Trump echoed much of what he has said ad nauseam ever since he launched his presidential campaign.

For seemingly forever, the media let him get away with it. They would report on his rants, letting his words speak for themselves. Trump obliged. He courted the media.

Then something happened. The media began calling the president out on the lies he kept repeating. The media started to reveal falsehoods. Trump didn’t like that. Then the attacks got really hot.

There’s a pattern developing, according to media watchdogs and political pundits. It’s disturbing in the extreme. The pattern follows a familiar course: political leaders seek to delegitimize the media, to reduce their standing among citizens. These leaders have sought to turn the people they want to lead against the media.

Hitler did it in Germany. Stalin did it in the Soviet Union. There have been assorted Third World dictators who have done the very same thing: Pol Pot in Cambodia, Idi Amin in Uganda, Nicolae Ceausescu in Romania.

I cannot pretend to know what is motivating Donald J. Trump’s incessant attacks on the  media. Nor can I pretend to understand anything as it regards the president’s thinking.

I just know that presidents for as long as I’ve been alive have sought to understand the media’s role in a free society. They’ve all reached a form of bipartisan understanding. None of them has liked reading or hearing critical news stories about their presidencies.

However, as former President George W. Bush said recently, the media are “necessary to keep public officials accountable.”

And, no, the media are not — as Donald Trump has said — the “enemy of the American people.”

This is how we remember traitors?

I want to discuss briefly a subject that makes me a bit uncomfortable: Confederate memorials and statues.

It’s been in the news of late. Communities across the land are pondering whether to remove statues commemorating leaders of the movement that ignited the Civil War, tearing the nation in half, killing roughly 600,000 Americans on both sides of that terrible struggle.

And for what purpose? The Confederate states wanted to continue to enslave human beings.

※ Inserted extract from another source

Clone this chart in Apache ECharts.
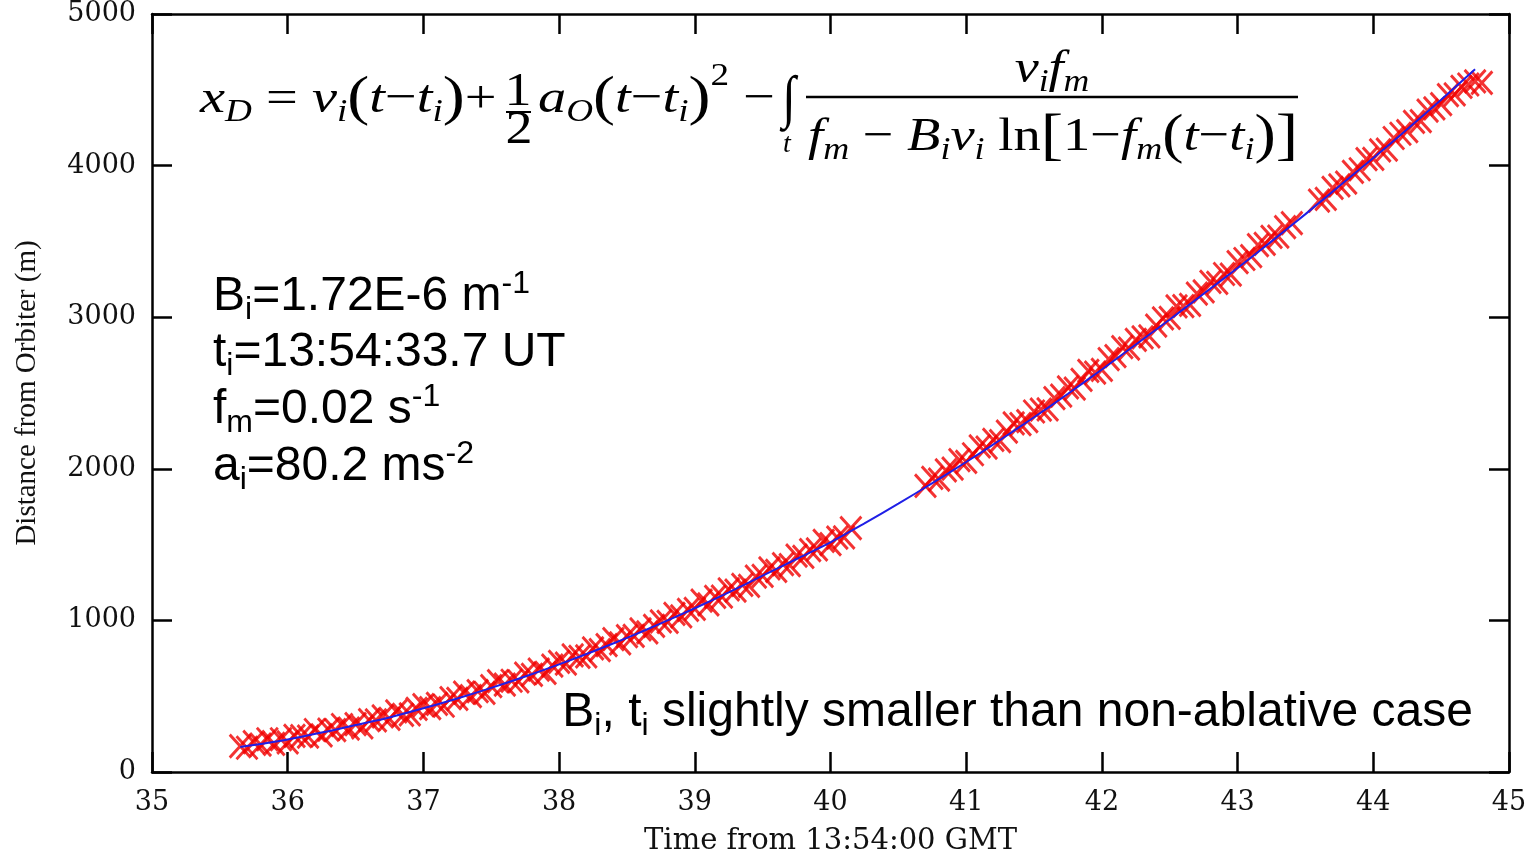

It’s news these days, of course, because of what transpired this weekend in Charlottesville (which has become a form of shorthand for “racism,” “bigotry” and “intolerance”).

I join others who are asking: What other country “honors” those who betray their nation, secede from it and then start the bloodiest war in that nation’s history? Slavery is undoubtedly this nation’s most visible scar. We cannot hide it, push it aside, ignore it. It’s part of our past.

In that context, Confederate descendants say that individuals such as Robert E. Lee, Nathan Bedford Forrest, Jefferson Davis and a whole host of others also are part of our nation’s history. Oh, sure they are. Do we honor them? Do we revere their memory or their legacy? I think not.

My wife and I visited Germany this past September. We stayed with friends in Nuremberg, which has a special place in world history: It was the city where Nazi leaders were put on trial for their crimes against humanity.

One of our friends, a journalist and a highly educated man, told us that Germany has come to grips with Nazis’ role in plunging the world into the bloodiest conflict in its history. There’s a place called the Documentation Center in Nuremberg. It tells the story of the Holocaust and the unthinkable misery that the Nazis brought to Europe and sought to inflict on the rest of the world.

“We don’t hide from it,” our friend said. “We are ashamed of that time.”

But the Germans damn sure don’t honor anyone associated with that period of their nation’s otherwise glorious past. One doesn’t see statues of Hitler, Goebbels, Goering or Himmler in public places.

Perhaps we ought to ponder whether these Confederate “heroes” deserve the same level of scorn.